なにか聞いても良いのだろうか。気になっていることを聞いてみることにした。
「あの、本当に事故なんですか?」
「だからわからないって。よく覚えてないし、見てないと思うし」
本当に言わない。この調子だと、警察にもきっとなにも言っていないのだろう。
「あの、後頭部を打ったって、聞いてますけど」
思い切ってそう言ってみる。夏実は一瞬驚いた顔でこちらをみたが、すぐに軽く笑った。
「そんなことまで知ってるんだ。すごいな、空蝉さん」
乾いた笑いをしながらも、そこはかたくなに言わない。
「あの、竹本先輩が――」
言おうとするとそのとき、
「たっだいまー」
小夜子が戻ってきた。すぐに口をつぐむ。
「はい、コンポタ」
「どうも」
夏実は小夜子から缶を受け取ると、プルタブを開ける。
「あの、僕のは?」
小夜子を見上げると、当然のような口調で返答が返ってきた。
「そんなのないよ、私の収入が減るじゃん」
「そんな……」
ちょっと酷くはないか。こちらとしても少し喉が渇いた。
「そんなに言うなら私のちょっとあげるよ」
小夜子がそう言いながら、すでに口をつけている桃のジュースをこちらに向けてきた。飲みかけをもらうわけにはいかない。
「いや、それはいいです」
断ると、小夜子は簡単に引き下がった。断るのを見越して勧めてきたのだろう。
「そう。で、何話してたの?」
「空蝉さんの情報力がすごいねって話」
「へぇ……」
そう答えながらも、何か疑っているようだ。しかし時計を見て、時間を気にする。
「あ、電車の時間だから帰るわ」
「うん、じゃあね」
「では」
めいめい挨拶をして、手を軽く振る。
「今日はありがとう」
「はーい、じゃー」
小夜子がひらひらと手を振って、「じゃあねー」なんて、軽く言う。
「あ、そうだ。最後に一つ」
「ん?」
夏実の言葉に、小夜子の表情が曇る。
「竹本君、なにがあったのかは知らないけど、彼は俺のこととは関係ないよ」
「ふーん」
小夜子がこちらを見る。
しまった、どうごまかそう。夏実も、余計なことを言ってくれる。
「じゃあね」
帰り道、来た道を帰りながら問い詰めてきた。
「どこまで話したの?」
怒ってるような口調で、少し怖い。
たしかに、あのタイミングで小夜子が帰ってきてなければ喋ってしまっていたかもしれない。というか、きっと喋っていただろう。

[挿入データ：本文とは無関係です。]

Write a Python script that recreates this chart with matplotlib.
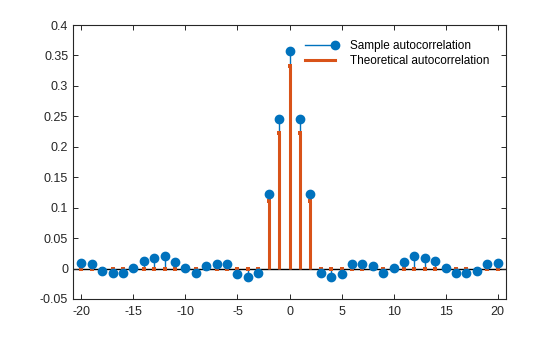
import numpy as np
import matplotlib
matplotlib.use("Agg")
import matplotlib.pyplot as plt
from matplotlib.lines import Line2D
from matplotlib.legend_handler import HandlerLine2D

plt.rcParams['font.family'] = ['Liberation Sans', 'DejaVu Sans']

# Lags and autocorrelation estimates
lags = np.arange(-20, 21)
sample_right = [0.358, 0.245, 0.122, -0.007, -0.014, -0.009, 0.008, 0.008, 0.004,
                -0.007, 0.001, 0.010, 0.021, 0.017, 0.013, 0.001, -0.007, -0.007,
                -0.004, 0.0077, 0.0093]
sample_acf = sample_right[:0:-1] + sample_right
theory_right = [0.333, 0.222, 0.111] + [0.0] * 18
theory_acf = theory_right[:0:-1] + theory_right

x_ticks = list(range(-20, 21, 5))
y_ticks = [-0.05, 0, 0.05, 0.1, 0.15, 0.2, 0.25, 0.3, 0.35, 0.4]
y_tick_labels = ['-0.05', '0', '0.05', '0.1', '0.15', '0.2', '0.25', '0.3', '0.35', '0.4']

blue = '#0072BD'
orange = '#D95319'
dark = '#262626'

fig = plt.figure(figsize=(5.6, 3.37), dpi=100)
ax = fig.add_axes([0.1304, 0.1128, 0.7732, 0.813])

# baseline
ax.axhline(0, color='black', lw=1.0, zorder=1)

# sample autocorrelation stems
ax.vlines(lags, 0, sample_acf, color=blue, lw=1.0, zorder=2)
ax.plot(lags, sample_acf, 'o', color=blue, ms=6, mec=blue, zorder=4)

# theoretical autocorrelation stems
ax.vlines(lags, 0, theory_acf, color=orange, lw=2.2, zorder=3)
ax.plot(lags, theory_acf, 's', color=orange, ms=2.2, mew=0, zorder=3)

ax.set_xlim(-20.8, 20.8)
ax.set_ylim(-0.05, 0.4)
ax.set_xticks(x_ticks)
ax.set_xticklabels([str(t) for t in x_ticks])
ax.set_yticks(y_ticks)
ax.set_yticklabels(y_tick_labels)
ax.tick_params(direction='in', top=True, right=True, length=3.5, width=0.7,
               colors=dark, labelsize=9, labelcolor=dark)
ax.tick_params(axis='x', pad=5)
ax.tick_params(axis='y', pad=3.5)
for s in ax.spines.values():
    s.set_color(dark)
    s.set_linewidth(0.8)


class EndMarkerHandler(HandlerLine2D):
    def create_artists(self, legend, orig_handle, xdescent, ydescent,
                       width, height, fontsize, trans):
        arts = super().create_artists(legend, orig_handle, xdescent, ydescent,
                                      width, height, fontsize, trans)
        arts[0].set_markevery([2])
        return arts


h_sample = Line2D([], [], color=blue, lw=1.0, marker='o', ms=6, mfc=blue, mec=blue)
h_theory = Line2D([], [], color=orange, lw=2.2)
ax.legend([h_sample, h_theory], ['Sample autocorrelation', 'Theoretical autocorrelation'],
          handler_map={h_sample: EndMarkerHandler(numpoints=1)},
          loc='upper left', bbox_to_anchor=(0.536, 0.946), frameon=False,
          fontsize=8.5, handlelength=2.55, handletextpad=1.25, labelspacing=0.3,
          borderpad=0, borderaxespad=0, labelcolor='black')

fig.savefig('out.png', dpi=100)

「いえ、竹本さんの名前だけ出しただけで、他にはなにも」
そう答えるが、小夜子の疑う目つきに弁解をする。
「本当ですよ!」
こればかりは信じてもらうしかない。
「まぁそういうことにしとく」
小夜子は納得していない様子だったが、なんとか見逃してもらえた。
「にしても竹本は無関係か」
夏実の言葉を信用するとするとそうなる。
「らしいですね。嘘、とも思えないですし」
嘘をついている様子ではなかった。でもなにか、引っかかる。
「でも、なにか隠してるっぽくなかった?」
「たぶん、犯人は知ってますよね」
たぶん、ではあるが、確信はない。けれどなにか知っているのは明白だった。
「竹本ではない、けどたぶん知られたくないってことだよね。知り合いかな?」
「さぁ……」
そのあたりは憶測の域を出ない。今考えても無駄だろう。
「和泉もお見舞い来てないっていうのが意外だったな。お金ないのかな」
小夜子がそんな軽口を叩く。
たぶんお金の問題ではないと思うが黙っていよう。
「でも一回も来てないっていうのは変ですよね」
「あいつも一枚噛んでるのかな?」
そう言いながら少し考える様子を見せる。
「やっぱり、~もしも見境ないゲイだったら作戦~する?」
「だから嫌ですってば」
断ると、小夜子は残念そうな顔を見せたが、すぐに戻った。
「まぁいいや、なにか方法を考えるよ」
改札を通ると、電車がちょうどやってきた。